___ Provided material ___
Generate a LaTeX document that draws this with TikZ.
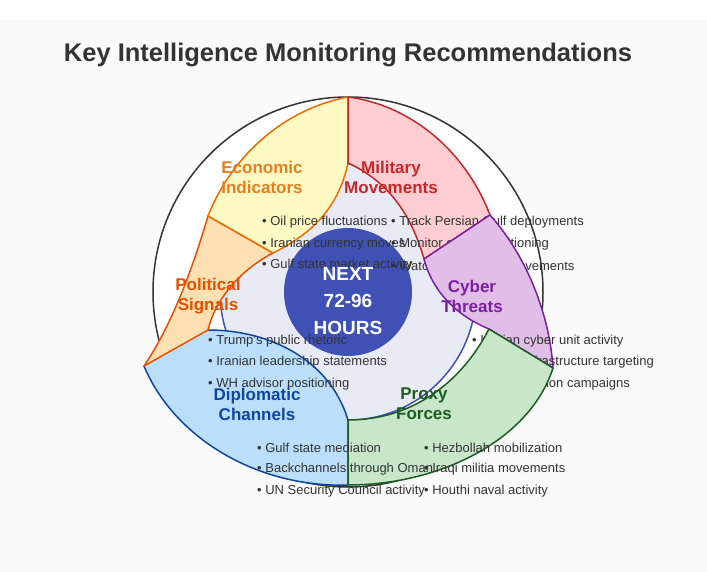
\documentclass[tikz,border=0pt]{standalone}
\usepackage{fontspec}
\setmainfont{Liberation Sans}
\definecolor{cind}{RGB}{63,81,181}
\definecolor{cinl}{RGB}{232,234,246}
\definecolor{dipd}{RGB}{13,71,161}
\definecolor{dipl}{RGB}{187,222,251}
\definecolor{pold}{RGB}{230,81,0}
\definecolor{poll}{RGB}{255,224,178}
\definecolor{ecod}{RGB}{239,108,0}
\definecolor{ecot}{RGB}{230,126,34}
\definecolor{ecol}{RGB}{255,249,196}
\definecolor{mild}{RGB}{198,40,40}
\definecolor{mill}{RGB}{255,205,210}
\definecolor{cybd}{RGB}{123,31,162}
\definecolor{cybl}{RGB}{225,190,231}
\definecolor{prxd}{RGB}{27,94,32}
\definecolor{prxl}{RGB}{200,230,201}
\begin{document}
\begin{tikzpicture}[x=1pt,y=-1pt,
 seg/.style={line width=1.5pt,line join=round},
 lab/.style={font=\bfseries\fontsize{17}{20}\selectfont,align=center},
 bul/.style={anchor=west,font=\fontsize{13}{15}\selectfont,text=black!80,inner sep=0pt}]
\useasboundingbox (0,0) rectangle (707,572);
\fill[black!2] (0,0) rectangle (707,572);
\fill[white] (0,0) rectangle (707,20);
\node[font=\bfseries\fontsize{25.5}{30}\selectfont,text=black!80] (title) at (348,55) {Key Intelligence Monitoring Recommendations};
\draw[line width=1.5pt,black!80,fill=white] (348,292) circle[radius=195];
\draw[line width=1.5pt,draw=cind,fill=cinl] (348,292) circle[radius=128];
% diplomatic
\draw[seg,draw=dipd,fill=dipl]
 (348,420) -- (348,485) .. controls (260,488) and (175,440) .. (144,366)
 .. controls (170,345) and (190,335) .. (208,330) .. controls (270,330) and (330,360) .. cycle;
% political
\draw[seg,draw=pold,fill=poll]
 (144,366) .. controls (175,320) and (195,260) .. (208,216) -- (273,253)
 .. controls (240,270) and (215,300) .. (208,330) -- cycle;
% economic
\draw[seg,draw=ecod,fill=ecol]
 (348,97) .. controls (280,110) and (230,160) .. (208,216) -- (273,253)
 .. controls (320,230) and (340,200) .. (348,163) -- cycle;
% military
\draw[seg,draw=mild,fill=mill]
 (348,97) .. controls (410,105) and (465,150) .. (490,215) -- (424,259)
 .. controls (410,210) and (385,180) .. (348,163) -- cycle;
\fill[cind] (348,292) circle[radius=64];
\node[lab,text=ecot] (econ) at (262,177) {Economic\\Indicators};
\node[lab,text=mild] (mil) at (391,177) {Military\\Movements};
\foreach \t [count=\i] in {Oil price fluctuations,Iranian currency moves,Gulf state market activity}
 \node[bul] (e\i) at (262,201+21.5*\i) {• \t};
\foreach \t [count=\i] in {Track Persian Gulf deployments,Monitor carrier positioning,Watch missile unit movements}
 \node[bul] (m\i) at (391,201+21.5*\i) {• \t};
% cyber
\draw[seg,draw=cybd,fill=cybl]
 (490,215) .. controls (530,260) and (550,320) .. (553,368) -- (489,329)
 .. controls (455,315) and (432,290) .. (424,259) -- cycle;
\node[lab,text=cybd] (cyb) at (472,296) {Cyber\\Threats};
\foreach \t [count=\i] in {Iranian cyber unit activity,Critical infrastructure targeting,Disinformation campaigns}
 \node[bul] (c\i) at (472,319.5+21.5*\i) {• \t};
% proxy
\draw[seg,draw=prxd,fill=prxl]
 (489,329) -- (553,368) .. controls (530,440) and (440,485) .. (348,485) -- (348,420)
 .. controls (410,420) and (460,385) .. cycle;
% center
\node[font=\bfseries\fontsize{19}{27}\selectfont,text=white,align=center] (ctr) at (348,301) {NEXT\\72-96\\HOURS};
\node[lab,text=pold] (pol) at (208,296) {Political\\Signals};
\foreach \t [count=\i] in {Trump's public rhetoric,Iranian leadership statements,WH advisor positioning}
 \node[bul] (p\i) at (208,319.5+21.5*\i) {• \t};
\node[lab,text=dipd] (dip) at (257,404) {Diplomatic\\Channels};
\node[lab,text=prxd] (prx) at (424,404) {Proxy\\Forces};
\foreach \t [count=\i] in {Gulf state mediation,Backchannels through Oman,UN Security Council activity}
 \node[bul] (d\i) at (257,426.5+21.5*\i) {• \t};
\foreach \t [count=\i] in {Hezbollah mobilization,Iraqi militia movements,Houthi naval activity}
 \node[bul] (x\i) at (424,426.5+21.5*\i) {• \t};
\end{tikzpicture}
\end{document}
___
Without including any pictures, print all of the material exactly as given.

Generate a LaTeX document that draws this with TikZ.
\documentclass[tikz,border=0pt]{standalone}
\usepackage{fontspec}
\setmainfont{Liberation Sans}
\definecolor{cind}{RGB}{63,81,181}
\definecolor{cinl}{RGB}{232,234,246}
\definecolor{dipd}{RGB}{13,71,161}
\definecolor{dipl}{RGB}{187,222,251}
\definecolor{pold}{RGB}{230,81,0}
\definecolor{poll}{RGB}{255,224,178}
\definecolor{ecod}{RGB}{239,108,0}
\definecolor{ecot}{RGB}{230,126,34}
\definecolor{ecol}{RGB}{255,249,196}
\definecolor{mild}{RGB}{198,40,40}
\definecolor{mill}{RGB}{255,205,210}
\definecolor{cybd}{RGB}{123,31,162}
\definecolor{cybl}{RGB}{225,190,231}
\definecolor{prxd}{RGB}{27,94,32}
\definecolor{prxl}{RGB}{200,230,201}
\begin{document}
\begin{tikzpicture}[x=1pt,y=-1pt,
 seg/.style={line width=1.5pt,line join=round},
 lab/.style={font=\bfseries\fontsize{17}{20}\selectfont,align=center},
 bul/.style={anchor=west,font=\fontsize{13}{15}\selectfont,text=black!80,inner sep=0pt}]
\useasboundingbox (0,0) rectangle (707,572);
\fill[black!2] (0,0) rectangle (707,572);
\fill[white] (0,0) rectangle (707,20);
\node[font=\bfseries\fontsize{25.5}{30}\selectfont,text=black!80] (title) at (348,55) {Key Intelligence Monitoring Recommendations};
\draw[line width=1.5pt,black!80,fill=white] (348,292) circle[radius=195];
\draw[line width=1.5pt,draw=cind,fill=cinl] (348,292) circle[radius=128];
% diplomatic
\draw[seg,draw=dipd,fill=dipl]
 (348,420) -- (348,485) .. controls (260,488) and (175,440) .. (144,366)
 .. controls (170,345) and (190,335) .. (208,330) .. controls (270,330) and (330,360) .. cycle;
% political
\draw[seg,draw=pold,fill=poll]
 (144,366) .. controls (175,320) and (195,260) .. (208,216) -- (273,253)
 .. controls (240,270) and (215,300) .. (208,330) -- cycle;
% economic
\draw[seg,draw=ecod,fill=ecol]
 (348,97) .. controls (280,110) and (230,160) .. (208,216) -- (273,253)
 .. controls (320,230) and (340,200) .. (348,163) -- cycle;
% military
\draw[seg,draw=mild,fill=mill]
 (348,97) .. controls (410,105) and (465,150) .. (490,215) -- (424,259)
 .. controls (410,210) and (385,180) .. (348,163) -- cycle;
\fill[cind] (348,292) circle[radius=64];
\node[lab,text=ecot] (econ) at (262,177) {Economic\\Indicators};
\node[lab,text=mild] (mil) at (391,177) {Military\\Movements};
\foreach \t [count=\i] in {Oil price fluctuations,Iranian currency moves,Gulf state market activity}
 \node[bul] (e\i) at (262,201+21.5*\i) {• \t};
\foreach \t [count=\i] in {Track Persian Gulf deployments,Monitor carrier positioning,Watch missile unit movements}
 \node[bul] (m\i) at (391,201+21.5*\i) {• \t};
% cyber
\draw[seg,draw=cybd,fill=cybl]
 (490,215) .. controls (530,260) and (550,320) .. (553,368) -- (489,329)
 .. controls (455,315) and (432,290) .. (424,259) -- cycle;
\node[lab,text=cybd] (cyb) at (472,296) {Cyber\\Threats};
\foreach \t [count=\i] in {Iranian cyber unit activity,Critical infrastructure targeting,Disinformation campaigns}
 \node[bul] (c\i) at (472,319.5+21.5*\i) {• \t};
% proxy
\draw[seg,draw=prxd,fill=prxl]
 (489,329) -- (553,368) .. controls (530,440) and (440,485) .. (348,485) -- (348,420)
 .. controls (410,420) and (460,385) .. cycle;
% center
\node[font=\bfseries\fontsize{19}{27}\selectfont,text=white,align=center] (ctr) at (348,301) {NEXT\\72-96\\HOURS};
\node[lab,text=pold] (pol) at (208,296) {Political\\Signals};
\foreach \t [count=\i] in {Trump's public rhetoric,Iranian leadership statements,WH advisor positioning}
 \node[bul] (p\i) at (208,319.5+21.5*\i) {• \t};
\node[lab,text=dipd] (dip) at (257,404) {Diplomatic\\Channels};
\node[lab,text=prxd] (prx) at (424,404) {Proxy\\Forces};
\foreach \t [count=\i] in {Gulf state mediation,Backchannels through Oman,UN Security Council activity}
 \node[bul] (d\i) at (257,426.5+21.5*\i) {• \t};
\foreach \t [count=\i] in {Hezbollah mobilization,Iraqi militia movements,Houthi naval activity}
 \node[bul] (x\i) at (424,426.5+21.5*\i) {• \t};
\end{tikzpicture}
\end{document}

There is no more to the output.